Echte Verantwortung könne ein Unternehmen jedoch nur in seinem Kerngeschäft und entlang seiner Wertschöpfungskette wahrnehmen. "Verantwortungsübernahme als Marketing-Gag zu inszenieren, kann im Einzelfall die Markenidentität stärken, greift aber zu kurz. Mangels Glaubwürdigkeit kann es sich für Unternehmen sogar kontraproduktiv entwickeln", so Arweck. Die Verantwortungsübernahme entlang der eigenen Wertschöpfungskette beginnt beim Einkauf mit einem fairen, kooperativen Umgang mit Lieferanten über eine umweltfreundliche Logistik und eine ressourcenschonende Produktion bis hin zum Vertrieb und Kundendienst.
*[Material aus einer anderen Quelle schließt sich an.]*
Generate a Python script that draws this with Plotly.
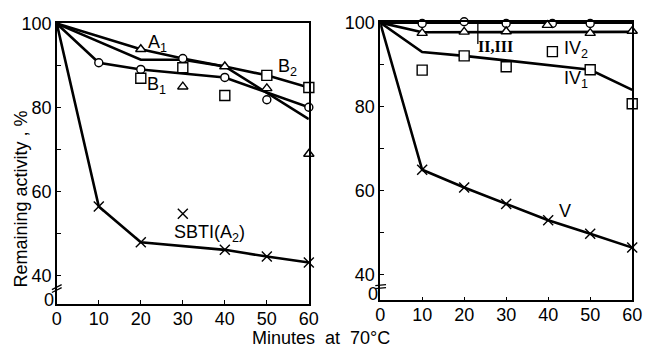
import plotly.graph_objects as go

W, H = 651, 348

# ---------------- data ----------------
# Left panel
L_top_x = [0, 20, 30, 40, 50, 60]
L_top_y = [100, 93.9, 91.7, 89.8, 87.7, 84.8]
L_mid_x = [0, 20, 30, 40, 60]
L_mid_y = [100, 91.4, 91.4, 89.8, 77.3]
L_b1_x = [0, 10, 20, 40, 60]
L_b1_y = [100, 90.7, 89.1, 87.2, 80.1]
L_sbti_line_x = [0, 10, 20, 40, 50, 60]
L_sbti_line_y = [100, 56.5, 48.0, 46.2, 44.6, 43.2]

L_tri_x = [20, 30, 40, 50, 60]
L_tri_y = [93.9, 85.0, 89.8, 84.6, 69.0]
L_circ_x = [10, 20, 30, 40, 50, 60]
L_circ_y = [90.7, 89.1, 91.7, 87.2, 81.9, 80.1]
L_sq_x = [20, 30, 40, 50, 60]
L_sq_y = [87.0, 89.5, 82.9, 87.7, 84.8]
L_cross_x = [10, 20, 30, 40, 50, 60]
L_cross_y = [56.5, 48.0, 54.8, 46.2, 44.6, 43.2]

# Right panel
R_circ_line_x = [0, 60]
R_circ_line_y = [100, 100]
R_tri_line_x = [0, 10, 60]
R_tri_line_y = [100, 97.7, 97.8]
R_iv1_x = [0, 10, 20, 50, 60]
R_iv1_y = [100, 93.0, 92.1, 88.8, 84.0]
R_v_x = [0, 10, 20, 30, 40, 50, 60]
R_v_y = [100, 65.0, 60.8, 56.9, 53.0, 49.8, 46.5]

R_circ_x = [10, 20, 30, 41, 50]
R_circ_y = [99.8, 100.2, 99.8, 99.8, 99.8]
R_tri_x = [10, 20, 30, 39.8, 50, 60]
R_tri_y = [97.5, 97.8, 97.9, 99.4, 97.5, 98.0]
R_sq_x = [10, 20, 30, 41, 50, 60]
R_sq_y = [88.7, 92.1, 89.5, 93.1, 88.8, 80.7]
R_cross_x = [10, 20, 30, 40, 50, 60]
R_cross_y = [65.0, 60.8, 56.9, 53.0, 49.8, 46.5]

x_ticks = [0, 10, 20, 30, 40, 50, 60]
y_major = [40, 60, 80, 100]
y_minor = [50, 70, 90]

FONT = "Liberation Sans, Arial, sans-serif"

fig = go.Figure()

def line(x, y, xa, ya):
    fig.add_trace(go.Scatter(x=x, y=y, mode="lines", xaxis=xa, yaxis=ya,
                             line=dict(color="black", width=2.6),
                             cliponaxis=False, hoverinfo="skip"))

def marks(x, y, xa, ya, symbol, size):
    if symbol == "x-thin":
        mk = dict(symbol="x-thin", size=size, color="black",
                  line=dict(color="black", width=1.4))
    else:
        mk = dict(symbol=symbol, size=size, color="white",
                  line=dict(color="black", width=1.4))
    fig.add_trace(go.Scatter(x=x, y=y, mode="markers", xaxis=xa, yaxis=ya,
                             marker=mk, cliponaxis=False, hoverinfo="skip"))

# left
line(L_top_x, L_top_y, "x", "y")
line(L_mid_x, L_mid_y, "x", "y")
line(L_b1_x, L_b1_y, "x", "y")
line(L_sbti_line_x, L_sbti_line_y, "x", "y")
marks(L_tri_x, L_tri_y, "x", "y", "triangle-up", 9)
marks(L_circ_x, L_circ_y, "x", "y", "circle", 8)
marks(L_sq_x, L_sq_y, "x", "y", "square", 10)
marks(L_cross_x, L_cross_y, "x", "y", "x-thin", 10)

# right
line(R_circ_line_x, R_circ_line_y, "x2", "y2")
line(R_tri_line_x, R_tri_line_y, "x2", "y2")
line(R_iv1_x, R_iv1_y, "x2", "y2")
line(R_v_x, R_v_y, "x2", "y2")
marks(R_circ_x, R_circ_y, "x2", "y2", "circle", 8)
marks(R_tri_x, R_tri_y, "x2", "y2", "triangle-up", 9)
marks(R_sq_x, R_sq_y, "x2", "y2", "square", 10)
marks(R_cross_x, R_cross_y, "x2", "y2", "x-thin", 10)

def px_x(p):
    return p / W

def px_y(p):
    return 1 - p / H

axis_common = dict(showline=True, linecolor="black", linewidth=1.5, mirror=True,
                   ticks="inside", ticklen=4, tickwidth=1.4, tickcolor="black",
                   showgrid=False, zeroline=False,
                   tickfont=dict(family=FONT, size=18, color="black"))
minor_y = dict(tickvals=y_minor, ticks="inside", ticklen=4, tickwidth=1.4,
               tickcolor="black", showgrid=False)

fig.update_layout(
    width=W, height=H, margin=dict(l=0, r=0, t=0, b=0),
    paper_bgcolor="white", plot_bgcolor="white", showlegend=False,
    xaxis=dict(domain=[px_x(53), px_x(311)], range=[0, 60], anchor="y",
               tickvals=x_ticks, ticklabelstandoff=-3, **axis_common),
    yaxis=dict(domain=[px_y(303), px_y(14)], range=[33.28, 100.23], anchor="x",
               tickvals=y_major, minor=minor_y, **axis_common),
    xaxis2=dict(domain=[px_x(384), px_x(642)], range=[0, 60], anchor="y2",
                tickvals=x_ticks, ticklabelstandoff=-3, **axis_common),
    yaxis2=dict(domain=[px_y(299), px_y(13)], range=[33.98, 100.23], anchor="x2",
                tickvals=y_major, minor=minor_y, **axis_common),
)

ann = []
def text(t, x, y, size=18, fam=FONT, angle=0):
    ann.append(dict(text=t, x=px_x(x), y=px_y(y), xref="paper", yref="paper",
                    showarrow=False, xanchor="center", yanchor="middle",
                    textangle=angle, font=dict(family=fam, size=size, color="black")))

text("A<sub>1</sub>", 156, 35)
text("B<sub>1</sub>", 155, 79)
text("B<sub>2</sub>", 289, 60)
text("SBTI(A<sub>2</sub>)", 209, 230)
text("<b>II,III</b>", 502, 38, size=16, fam="Liberation Serif, DejaVu Serif, serif")
text("IV<sub>2</sub>", 584, 42)
text("IV<sub>1</sub>", 584, 72)
text("V", 573, 207)
text("Remaining activity , %", 16, 195, size=18, angle=-90)
text("Minutes\u00a0 at\u00a0 70°C", 323, 338, size=18)
# "0" labels below the axis break
text("0", 45, 299, size=18)
text("0", 377, 293, size=18)
fig.update_layout(annotations=ann)

shapes = []
def seg(x0, y0, x1, y1, w=1.3):
    shapes.append(dict(type="line", xref="paper", yref="paper",
                       x0=px_x(x0), y0=px_y(y0), x1=px_x(x1), y1=px_y(y1),
                       line=dict(color="black", width=w)))

# axis-break marks
seg(48, 288, 58, 283)
seg(48, 291, 58, 286)
seg(379, 284, 390, 283)
seg(379, 287, 390, 286)
# pointer for II,III label
seg(484, 15, 484, 36)
fig.update_layout(shapes=shapes)

fig.write_html("out.html")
"Aufgrund einer hohen Unzufriedenheit mit bestehenden Ansätzen zur Evaluation von Kommunikationsarbeit zeigte sich bei den befragten PR-Chefs eine große Aufgeschlossenheit gegenüber einem neuen Instrument. Mehr als 60 Prozent von ihnen halten Reputation dabei für eine sinnvolle Mess- und Steuerungsgröße", so Arweck. Er hatte es sich in seiner Dissertation zum Ziel gesetzt, ein Instrument zu entwickeln, das Reputation ermitteln kann und Aufschluss über das Zustandekommen gibt. Dazu verwendete er Indikatoren für die Reputation, die in der DAX-Umfrage auf Zustimmung gestoßen waren. Untersuchungsgegenstand für den Praxistest des Instruments war die Initiative Perspektive-Deutschland. An dieser zweiten Befragung beteiligten sich 64 von 163 kontaktierten Journalisten. Überprüft wurden die Ergebnisse durch eine quantitative und qualitative Medienresonanzanalyse. "In methodischer Hinsicht erfüllt das Instrument die von den PR-Chefs genannten Anforderungen. Es hat sich - nicht zuletzt dank der Bestätigung durch die Medienresonanzanalyse - als geeignet für die praktische Nutzung in der Kommunikationsarbeit erwiesen", so Arweck.
Bibliographische Angaben: Arweck, Josef: Gesellschaftliche Verantwortung und Reputation von Unternehmen. Eine theoretische und empirische Analyse, Göttingen 2011. 396 Seiten, Cuvillier Verlag, ISBN 978-3-869-55903-2, Preis: 57 Euro.